COLLECTED DATA >>
══════════

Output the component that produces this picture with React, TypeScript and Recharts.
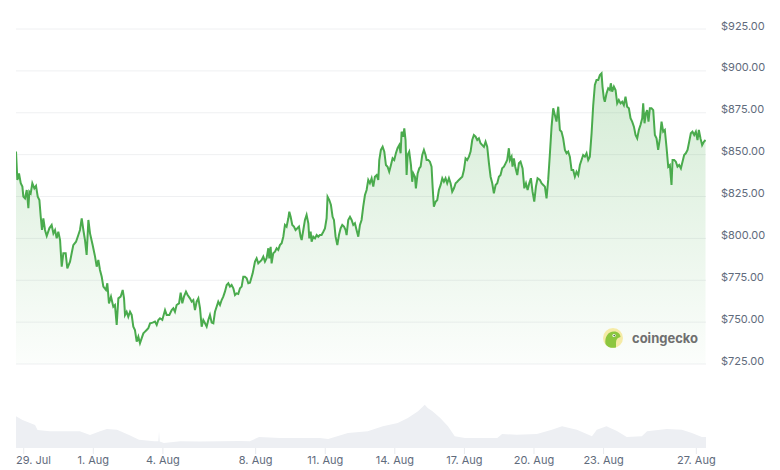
import React from 'react';
import { ComposedChart, Area, XAxis, YAxis, CartesianGrid } from 'recharts';

// hours since 29 Jul 00:00
const hours = [
  -8, -6.6, -4.9, -3.1, -1.4, -0.4, 1.3, 3.1, 4.8, 5.8, 7.2, 8.9, 11.0, 12.7, 14.5, 16.2, 17.6, 18.9, 20.3, 22.0,
  23.8, 26.5, 28.9, 30.7, 32.4, 34.1, 35.8, 37.6, 39.3, 41.0, 43.4, 45.1, 47.9, 49.6, 51.3, 54.1, 56.5, 58.2, 60.0, 61.7,
  63.4, 65.1, 66.9, 68.6, 71.3, 73.8, 75.5, 77.2, 78.9, 80.7, 82.4, 85.1, 86.5, 88.2, 90.3, 92.7, 94.4, 96.2, 97.9, 100.3,
  102.4, 103.8, 104.8, 106.5, 108.2, 110.0, 111.7, 113.4, 115.1, 116.9, 118.6, 120.3, 122.0, 123.8, 125.5, 127.2, 128.9, 130.7, 133.4, 135.8,
  137.6, 139.3, 141.0, 143.4, 146.2, 147.9, 150.7, 153.1, 154.8, 156.5, 158.2, 160.7, 162.4, 164.1, 165.8, 167.9, 169.6, 172.0, 173.8, 175.5,
  177.2, 178.9, 180.7, 182.4, 184.1, 185.8, 187.6, 189.3, 191.0, 192.7, 194.5, 196.2, 197.9, 199.6, 201.3, 203.1, 204.8, 206.5, 208.2, 210.0,
  211.7, 213.4, 215.1, 216.9, 218.6, 220.3, 222.0, 223.8, 225.5, 227.2, 228.9, 230.7, 232.4, 234.1, 236.9, 239.3, 241.0, 242.7, 244.4, 246.2,
  247.9, 249.6, 251.3, 253.1, 254.1, 255.5, 256.5, 258.2, 260.0, 261.7, 263.4, 265.1, 266.9, 268.6, 270.3, 272.0, 273.8, 274.8, 276.2, 277.9,
  279.6, 281.3, 283.1, 284.8, 286.5, 287.6, 289.3, 291.0, 292.7, 294.5, 295.5, 296.9, 297.9, 299.6, 301.4, 303.1, 304.8, 306.5, 308.2, 310.0,
  311.7, 313.4, 314.4, 316.2, 317.9, 319.6, 321.0, 322.7, 324.5, 326.2, 327.9, 329.6, 331.4, 333.1, 334.1, 335.8, 337.6, 339.3, 341.0, 342.7,
  344.4, 346.2, 347.9, 349.6, 351.3, 353.1, 354.8, 356.5, 358.2, 360.0, 361.7, 363.4, 365.2, 366.9, 367.9, 369.6, 371.4, 373.1, 374.8, 376.5,
  378.2, 380.0, 381.7, 383.4, 385.1, 386.8, 388.6, 390.0, 391.0, 392.7, 393.8, 395.1, 396.2, 397.2, 398.9, 400.7, 402.0, 403.1, 404.8, 405.8,
  407.6, 409.3, 410.7, 412.4, 414.1, 415.8, 416.9, 418.6, 420.3, 422.0, 423.1, 424.4, 426.2, 427.9, 429.6, 431.4, 433.1, 434.8, 436.5, 438.2,
  440.0, 441.7, 443.4, 445.2, 446.9, 448.6, 450.3, 452.1, 453.8, 455.5, 457.2, 458.9, 460.7, 462.4, 464.1, 465.8, 467.6, 469.3, 471.0, 472.7,
  474.5, 476.2, 477.9, 479.6, 481.4, 483.1, 484.8, 486.5, 488.3, 490.0, 491.7, 493.4, 495.1, 496.9, 498.6, 500.3, 502.0, 503.1, 504.8, 505.8,
  507.2, 508.6, 510.7, 512.4, 514.1, 516.2, 518.0, 519.7, 521.4, 523.1, 524.8, 526.5, 528.3, 530.0, 531.7, 534.1, 535.8, 537.6, 539.3, 541.0,
  542.7, 544.5, 546.2, 547.9, 549.6, 551.3, 553.1, 554.8, 556.5, 558.2, 560.0, 561.7, 563.4, 565.1, 566.9, 568.6, 570.3, 572.0, 573.8, 575.5,
  577.2, 578.9, 580.7, 582.4, 584.1, 585.8, 587.6, 589.3, 591.0, 592.7, 594.5, 596.2, 597.9, 598.9, 600.3, 601.3, 603.1, 604.8, 606.5, 607.5,
  608.9, 610.7, 612.4, 614.1, 615.8, 617.6, 619.3, 621.0, 622.7, 624.4, 626.2, 627.9, 629.6, 631.4, 633.1, 634.8, 636.5, 638.2, 640.0, 641.0,
  642.4, 643.8, 645.1, 646.5, 647.9, 649.6, 651.4, 653.1, 654.8, 656.5, 658.3, 660.0, 661.7, 663.4, 665.1, 666.9, 668.6, 670.3, 671.4, 673.1,
  674.8, 676.5, 678.2, 680.0, 681.7, 683.4, 685.1, 686.9, 688.6, 690.3, 692.0, 693.8, 695.5, 697.2, 698.6, 700.3, 702.0, 703.8, 705.5,
];

const prices = [
  851.8, 834.9, 838.8, 832.9, 830.9, 824.9, 823.9, 828.9, 818.0, 827.9, 826.9, 832.9, 829.9, 831.3, 824.9, 822.9, 812.9, 805.0, 812.0, 805.0,
  801.4, 806.0, 808.0, 803.0, 805.0, 800.0, 804.0, 799.0, 783.1, 791.1, 791.1, 782.1, 786.1, 791.1, 796.0, 798.0, 802.0, 805.0, 812.0, 805.0,
  799.0, 790.1, 811.0, 803.0, 796.0, 789.1, 783.1, 787.1, 781.1, 777.1, 771.2, 769.2, 773.2, 761.2, 765.2, 759.2, 760.2, 748.3, 764.2, 765.2,
  769.2, 764.2, 754.3, 756.2, 753.2, 756.2, 754.3, 747.3, 745.3, 738.3, 741.3, 737.4, 740.3, 743.3, 744.3, 745.3, 746.3, 749.3, 749.7, 750.3,
  748.3, 751.3, 752.3, 751.3, 757.2, 754.3, 754.3, 757.2, 758.3, 756.2, 760.2, 761.2, 767.6, 761.2, 765.2, 768.2, 766.2, 764.2, 762.2, 763.2,
  757.2, 762.2, 764.2, 758.3, 747.3, 751.3, 749.3, 747.3, 751.3, 754.3, 749.7, 749.3, 756.2, 759.2, 762.2, 760.2, 763.2, 765.2, 768.2, 772.2,
  773.2, 771.2, 772.2, 770.2, 766.2, 767.2, 766.8, 770.2, 771.2, 777.1, 777.1, 776.2, 773.2, 773.5, 779.1, 786.1, 788.1, 785.1, 786.1, 787.1,
  789.1, 786.1, 788.1, 794.1, 788.1, 795.0, 785.1, 791.1, 792.1, 794.1, 793.1, 796.0, 797.1, 801.0, 808.0, 807.0, 812.0, 815.9, 812.9, 808.0,
  807.0, 805.0, 806.0, 807.0, 801.0, 799.0, 805.0, 811.0, 814.0, 809.0, 800.0, 804.0, 798.0, 801.0, 800.0, 802.0, 801.0, 802.0, 802.0, 804.0,
  806.0, 812.0, 824.9, 822.9, 819.9, 812.9, 811.0, 801.0, 796.0, 802.0, 806.0, 808.0, 807.0, 805.0, 802.0, 811.0, 812.9, 811.0, 808.0, 809.0,
  805.0, 801.0, 808.0, 811.0, 818.9, 825.9, 828.9, 834.9, 832.9, 835.9, 830.9, 836.8, 837.8, 834.9, 846.8, 852.8, 854.7, 851.8, 843.8, 842.8,
  839.8, 843.8, 847.8, 846.8, 850.8, 853.8, 855.7, 850.8, 863.7, 860.7, 865.7, 858.7, 837.8, 849.8, 851.8, 843.8, 833.8, 838.8, 836.8, 829.9,
  838.8, 841.8, 842.8, 849.8, 852.8, 849.8, 846.8, 846.8, 845.8, 842.8, 830.9, 818.9, 821.9, 822.9, 828.9, 831.9, 835.9, 833.8, 835.9, 832.9,
  835.9, 832.9, 827.9, 829.9, 832.9, 833.8, 834.9, 835.9, 836.8, 840.8, 847.8, 846.8, 848.8, 851.8, 858.7, 861.7, 860.7, 858.7, 859.7, 856.8,
  855.7, 854.7, 857.7, 854.7, 844.8, 836.8, 832.9, 826.9, 831.9, 832.9, 836.8, 837.8, 841.8, 842.8, 844.8, 846.8, 853.8, 846.8, 848.8, 842.8,
  847.8, 842.8, 837.8, 844.8, 845.8, 841.8, 829.9, 832.9, 828.9, 832.9, 835.9, 827.9, 821.9, 830.9, 835.9, 834.9, 832.9, 831.9, 830.9, 823.9,
  834.9, 850.8, 866.7, 877.7, 873.7, 869.7, 878.6, 864.7, 863.7, 859.7, 852.8, 850.8, 851.8, 848.8, 840.8, 840.8, 836.8, 839.8, 837.8, 843.8,
  846.8, 849.8, 848.8, 850.8, 846.8, 848.8, 862.7, 879.6, 891.6, 894.6, 894.6, 897.5, 898.5, 890.6, 883.6, 881.6, 886.6, 889.6, 888.6, 892.6,
  887.6, 890.6, 888.6, 880.6, 882.6, 880.6, 881.6, 879.6, 884.6, 878.6, 877.7, 871.7, 869.7, 866.7, 861.7, 859.7, 864.7, 867.7, 871.7, 880.6,
  868.7, 874.7, 876.6, 869.7, 877.7, 877.7, 876.6, 861.7, 859.7, 852.8, 859.7, 869.7, 863.7, 864.7, 854.7, 842.8, 843.8, 831.9, 846.8, 846.8,
  845.8, 842.8, 843.8, 841.8, 845.8, 849.8, 850.8, 852.8, 857.7, 862.7, 863.7, 861.7, 863.7, 858.7, 864.7, 859.7, 855.7, 857.7, 858.7,
];

const volumeHours = [
  -8, -1.3, 11.7, 14.3, 27, 42.7, 58, 68.6, 79, 86, 96.5, 109, 119.3, 135, 139.3, 140, 140.7, 145, 162, 182,
  203, 224, 234, 243.5, 265, 286, 306.5, 315, 335.5, 356, 371.6, 387, 397.5, 408, 415, 418, 423, 431, 439, 446,
  456.5, 472, 490, 495, 510, 531, 546.5, 557, 572.4, 588, 593, 603, 613.8, 624, 639.6, 645, 665.5, 681, 691.4, 701.7, 706,
];
const volumes = [
  127, 112, 92, 72, 67, 67, 67, 52, 67, 76, 73, 52, 33, 27, 27, 67, 26, 20, 27, 26,
  27, 28, 27, 44, 40, 40, 40, 36, 60, 67, 87, 100, 120, 147, 173, 160, 147, 120, 87, 47,
  40, 40, 40, 56, 53, 56, 73, 87, 73, 47, 73, 87, 68, 44, 47, 67, 76, 73, 60, 44, 44,
];

const priceTicks = [725, 750, 775, 800, 825, 850, 875, 900, 925];
const dateTicks = [0, 72, 144, 240, 312, 384, 456, 528, 600, 696];
const dateLabels = ['29. Jul', '1. Aug', '4. Aug', '8. Aug', '11. Aug', '14. Aug', '17. Aug', '20. Aug', '23. Aug', '27. Aug'];

const W = 780;
const PLOT_LEFT = 16;
const AXIS_W = 74;
const X_DOMAIN: [number, number] = [-8, 706];
const FONT = 'Inter, "Noto Sans", sans-serif';
const LABEL = '#5f6b7c';
const GREEN = '#4aab4d';

const priceData = hours.map((h, i) => ({ h, p: prices[i] }));
const volumeData = volumeHours.map((h, i) => ({ h, v: volumes[i] }));

function PriceTick(props: any) {
  const { y, payload } = props;
  return (
    <text x={W - AXIS_W + 15} y={y + 0.5} fill={LABEL} fontSize={11} fontFamily={FONT} textAnchor="start">
      {'$' + Number(payload.value).toFixed(2)}
    </text>
  );
}

function DateTick(props: any) {
  const { x, y, payload, index } = props;
  const label = dateLabels[dateTicks.indexOf(payload.value)];
  const first = index === 0;
  return (
    <text
      x={first ? PLOT_LEFT : x}
      y={y}
      dy="0.71em"
      fill={LABEL}
      fontSize={11}
      fontFamily={FONT}
      textAnchor={first ? 'start' : 'middle'}
    >
      {label}
    </text>
  );
}

export default function App() {
  return (
    <div style={{ position: 'absolute', left: 0, top: 0, width: W, height: 470, background: '#fff' }}>
      <div style={{ position: 'absolute', left: 0, top: 0 }}>
        <ComposedChart width={W} height={370} data={priceData} margin={{ top: 29, right: 0, bottom: 6, left: PLOT_LEFT }}>
          <defs>
            <linearGradient id="priceFill" x1="0" y1="0" x2="0" y2="1">
              <stop offset="0%" stopColor="#4caf50" stopOpacity={0.24} />
              <stop offset="100%" stopColor="#4caf50" stopOpacity={0.02} />
            </linearGradient>
          </defs>
          <CartesianGrid vertical={false} stroke="#eff0f2" />
          <XAxis dataKey="h" type="number" domain={X_DOMAIN} hide allowDataOverflow />
          <YAxis
            orientation="right"
            width={AXIS_W}
            domain={[725, 925]}
            ticks={priceTicks}
            interval={0}
            axisLine={false}
            tickLine={false}
            tick={<PriceTick />}
          />
          <Area
            dataKey="p"
            type="linear"
            stroke={GREEN}
            strokeWidth={2}
            fill="url(#priceFill)"
            fillOpacity={1}
            dot={false}
            activeDot={false}
            isAnimationActive={false}
          />
        </ComposedChart>
      </div>
      <div style={{ position: 'absolute', left: 0, top: 380 }}>
        <ComposedChart width={W} height={90} data={volumeData} margin={{ top: 0, right: AXIS_W, bottom: 0, left: PLOT_LEFT }}>
          <XAxis
            dataKey="h"
            type="number"
            domain={X_DOMAIN}
            ticks={dateTicks}
            interval={0}
            height={22}
            axisLine={false}
            tickLine={{ stroke: '#e8eaee' }}
            tickSize={6}
            tick={<DateTick />}
            allowDataOverflow
          />
          <YAxis hide domain={[0, 272]} />
          <Area dataKey="v" type="linear" stroke="none" fill="#edeff3" fillOpacity={1} dot={false} activeDot={false} isAnimationActive={false} />
        </ComposedChart>
      </div>
      <div style={{ position: 'absolute', left: 602, top: 327 }}>
        <svg width={100} height={24}>
          <circle cx={11} cy={11} r={10} fill="#f5eba6" />
          <path d="M3.5,17 C2.5,10 6,4.5 12,4.5 C16,4.5 18.5,7 18.5,10 C15.5,10.5 14,12.5 14,15.5 L14,20.5 C10,21.5 5.5,20.5 3.5,17 Z" fill="#8cc63f" />
          <circle cx={12} cy={8.5} r={1.6} fill="#fff" />
          <circle cx={12.2} cy={8.6} r={0.8} fill="#4a5a3a" />
          <text x={30} y={15.5} fontSize={13} fontWeight={700} fontFamily={FONT} fill="#6f6f6f">coingecko</text>
        </svg>
      </div>
    </div>
  );
}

══════════

Your task is to restate word for word the lines from the top of the data to the line containing "XAxis, YAxis, CartesianGrid", both ends included, with every picture left out.

REPLY >>
Output the component that produces this picture with React, TypeScript and Recharts.
import React from 'react';
import { ComposedChart, Area, XAxis, YAxis, CartesianGrid } from 'recharts';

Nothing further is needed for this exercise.